Thaler also tried a similar gambit in the U.K. and Australia in 2019, seeking a patent for a device he claimed was autonomously invented by another of his AI systems. He briefly found success in Australia after the Federal Court of Australia overturned a decision by the Australian Patent Office to reject the application in 2020, only to see that ruling reversed on appeal in 2021.
I cannot speak authoritatively on the legal merits of Thaler’s arguments. But the commentary I’ve seen from those who can speak authoritatively seems to converge on the view that his lawsuit against the Copyright Office is likely to fail, given existing caselaw concerning non-human authors and the Supreme Court’s requirement of a modicum of “creativity” for a work to be considered original.
I’m not sure Dr. Thaler actually expects anything else, however.
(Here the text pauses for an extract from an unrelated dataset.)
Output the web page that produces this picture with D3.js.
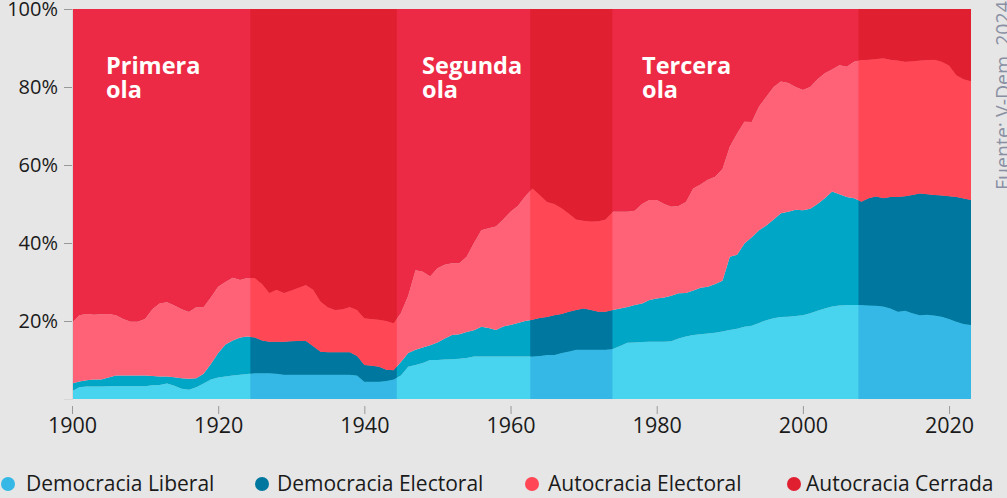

The legal fights he’s picked with copyright and patent authorities seem engineered as much to highlight the increasingly quaint-looking foundations of the legal system’s traditional conception of authorship and creativity in the age of autonomous machines, as for any financial or proprietary gain.
That’s not to say the financial implications aren’t huge, however. Anything but.
The astonishing advances made in AI technology over the last two years, and the commercialization of tools like Stable Diffusion and OpenAI’s ChatGPT, have yanked the discussion around AI authorship and the use of copyrighted works in training data out of the largely theoretical and academic realm of the 2020 WIPO proceeding and thrust it into the big money worlds of major media conglomerates and Wall Street. With head-snapping speed.
As recently as 2019, OpenAI was valued in tender offers at roughly $14 billion. This month, it’s in talks with investors about a new tender offer at a valuation of $29 billion. Microsoft alone, which invested $1 billion in OpenAI in 2019, is looking to invest $10 billion more and to integrate ChatGPT into nearly all its products.
AI tools increasingly are found on Hollywood sound stages and in post-production suites while Apple and Google have each announced plans to use AI-generated digital voice narration to create millions of new audiobooks.
In other words, it’s no longer a question merely of how or whether artificial intelligence could (or should) produce economically viable products within fields traditionally regarded as creative. News articles, blog posts, advertising copy, still and moving pictures and sound recordings are today all being produced, at scale, and with varying degrees of autonomy, by AI systems. They will continue to be produced, with ever-great fidelity to what humans historically have produced. And for better or worse, the market will determine their value.
The urgent questions now are the terms on which that production should occur, and who should reap the rewards of what is produced?
With real money now at stake, disputes and further litigation inevitably will arise. And disputes over copyright (and patents) are seldom quick and easy to resolve. Litigation typically turns on highly fact-specific analyses of the case at hand. The statutory language framing fundamental concepts like fair use in intentionally non-specific, leaving courts to do much of the heavy lifting of determining their contours.
The statue refers to “original works of authorship,” but does not define “original.” The Supreme Court, in Feist Publ’ns, Inc. v. Rural Tel. Serv. Co. (1991), said the originality requirement “means only that the work was independently created by the author (as opposed to copied from other works), and that it possesses at least some minimal degree of creativity.” But it did not define “creativity,” or “author”, or as Thaler reads it, explicitly restrict either to humans.
As the late, great Dodger announcer Vin Scully used to say, “pull up a chair, we’re just getting started.”